The Cenotaph on Hucknall Titchfield Park was illuminated for the first time ever last Saturday evening for a special open-air service to mark the centenary of the Christmas truce.
This was a widespread but unofficial ceasefire along the Western Front in 1914 during World War One. German and British soldiers crossed trenches to exchange greetings, food and gifts and to play small-scale games of football with one another.
The idea of the service came from Colin Conway, who attends Watnall Road Baptist Church, Hucknall. He organised the service along with Churches Together and the Hucknall branch of the Royal British Legion.

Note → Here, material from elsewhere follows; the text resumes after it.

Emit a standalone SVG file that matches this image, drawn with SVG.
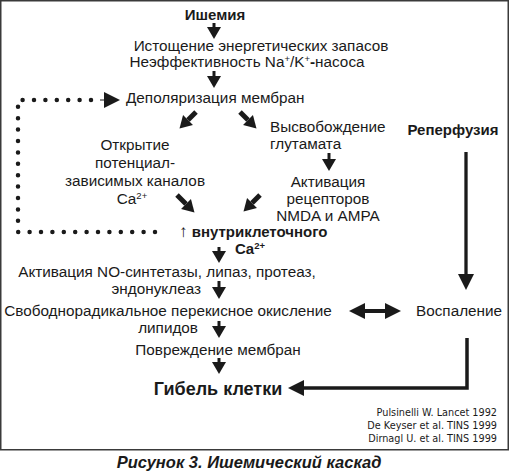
<svg xmlns="http://www.w3.org/2000/svg" width="510" height="472" viewBox="0 0 510 472">
<style>
text{font-family:"Liberation Sans",Arial,sans-serif;fill:#1a1a1a;font-size:15.3px}
.b{font-weight:bold;font-size:15px}
.c{text-anchor:middle}
.r{text-anchor:end}
.ref{font-family:"DejaVu Sans",Verdana,sans-serif;font-size:9.7px}
.cap{font-weight:bold;font-style:italic;font-size:16.5px}
.sup{font-size:9.5px}
.ln{stroke:#1a1a1a;fill:none}
.dot{stroke:#1a1a1a;fill:none;stroke-width:4.5;stroke-linecap:round}
</style>
<defs>
<marker id="h1" markerUnits="userSpaceOnUse" markerWidth="14" markerHeight="14" refX="0" refY="7" orient="auto" overflow="visible"><path d="M0,0 L12,7 L0,14 z" fill="#1a1a1a"/></marker>
<marker id="h2" markerUnits="userSpaceOnUse" markerWidth="17" markerHeight="16" refX="0" refY="8" orient="auto-start-reverse" overflow="visible"><path d="M0,0 L16,8 L0,16 z" fill="#1a1a1a"/></marker>
</defs>
<rect x="0.75" y="0.75" width="507.5" height="449" fill="#fff" stroke="#3a3a3a" stroke-width="1.5"/>

<g id="ishemia"><text class="b c" x="215" y="20">Ишемия</text></g>
<g id="istoshenie"><text class="c" x="261" y="51">Истощение энергетических запасов</text>
<text class="c" x="247" y="67">Неэффективность Na<tspan class="sup" dy="-5">+</tspan><tspan dy="5">/K</tspan><tspan class="sup" dy="-5">+</tspan><tspan dy="5" style="font-weight:bold">-</tspan>насоса</text></g>
<g id="depol"><text x="126" y="103">Деполяризация мембран</text></g>
<g id="otkrytie"><text class="c" x="135" y="150">Открытие</text>
<text class="c" x="135" y="168">потенциал-</text>
<text class="c" x="135" y="186">зависимых каналов</text>
<text class="c" x="132" y="204">Ca<tspan class="sup" dy="-5">2+</tspan></text></g>
<g id="vysvob"><text x="270" y="132">Высвобождение</text>
<text x="270" y="149">глутамата</text></g>
<g id="aktiv-rec"><text class="c" x="328" y="187">Активация</text>
<text class="c" x="328" y="204">рецепторов</text>
<text class="c" x="328" y="221">NMDA и AMPA</text></g>
<g id="reperf"><text class="b c" x="453" y="135">Реперфузия</text></g>
<g id="ca"><text class="b" x="179" y="237"><tspan style="font-size:17px">↑</tspan> внутриклеточного</text>
<text class="b" x="235" y="254">Ca<tspan class="sup" dy="-5">2+</tspan></text></g>
<g id="aktiv-no"><text class="c" x="167" y="277">Активация NO-синтетазы, липаз, протеаз,</text>
<text class="r" x="201" y="294">эндонуклеаз</text></g>
<g id="svob"><text class="c" x="168" y="316">Свободнорадикальное перекисное окисление</text>
<text class="r" x="198" y="333">липидов</text></g>
<g id="vospal"><text x="416" y="316">Воспаление</text></g>
<g id="povr"><text class="c" x="218" y="355">Повреждение мембран</text></g>
<g id="gibel"><text class="b c" x="218" y="395" style="font-size:18px">Гибель клетки</text></g>
<g id="refs"><text class="ref r" x="497" y="416">Pulsinelli W. Lancet 1992</text>
<text class="ref r" x="497" y="429">De Keyser et al. TINS 1999</text>
<text class="ref r" x="497" y="442">Dirnagl U. et al. TINS 1999</text></g>
<g id="caption"><text class="cap c" x="249" y="468">Рисунок 3. Ишемический каскад</text></g>

<g id="connectors">
<line class="ln" stroke-width="3" x1="214" y1="23" x2="214" y2="27" marker-end="url(#h1)"/>
<line class="ln" stroke-width="3" x1="214" y1="71" x2="214" y2="76" marker-end="url(#h1)"/>
<line class="ln" stroke-width="5" x1="196" y1="112" x2="188" y2="120" marker-end="url(#h1)"/>
<line class="ln" stroke-width="5" x1="240" y1="112" x2="248" y2="120" marker-end="url(#h1)"/>
<line class="ln" stroke-width="3" x1="329" y1="153" x2="329" y2="159" marker-end="url(#h1)"/>
<line class="ln" stroke-width="5" x1="177" y1="195" x2="186" y2="204" marker-end="url(#h1)"/>
<line class="ln" stroke-width="5" x1="260" y1="195" x2="252" y2="203" marker-end="url(#h1)"/>
<line class="ln" stroke-width="3" x1="219" y1="247" x2="219" y2="251" marker-end="url(#h1)"/>
<line class="ln" stroke-width="3" x1="219" y1="281" x2="219" y2="287" marker-end="url(#h1)"/>
<line class="ln" stroke-width="3" x1="219" y1="321" x2="219" y2="326" marker-end="url(#h1)"/>
<line class="ln" stroke-width="3" x1="219" y1="358" x2="219" y2="362" marker-end="url(#h1)"/>
<line class="ln" stroke-width="3.3" x1="466" y1="152" x2="466" y2="274" marker-end="url(#h2)"/>
<line class="ln" stroke-width="4" x1="365" y1="311" x2="385" y2="311" marker-start="url(#h2)" marker-end="url(#h2)"/>
<polyline class="ln" stroke-width="3.5" points="467,338 467,388 304,388" marker-end="url(#h2)"/>
<path class="dot" d="M155,232 H18 V100 H96" stroke-dasharray="0 11.4"/>
<line class="ln" stroke-width="1" x1="100" y1="100" x2="104" y2="100" marker-end="url(#h2)"/>
</g>
</svg>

The Rev Stephen Ibbotson, said the truce reflected an instinctive feeling among the combatants that there should be a pause in the conflict at Christmas, which was a time when peace should reign. He said: “It began with Christmas trees set up on the German lines, the singing of carols and songs, along with banter across the divide. Eventually someone braved, ‘We not shoot, you not shoot’, and brave souls ventured into the space that divided them.”
A recording of the first verse of ‘Silent Night’ in German was played before the congregation sang the rest of the carol in English. Oliver Shaw and Daniel Harding laid wreaths on behalf of the community. Music was provided by Fiona Daft (keys) and Andrew Clay (guitar).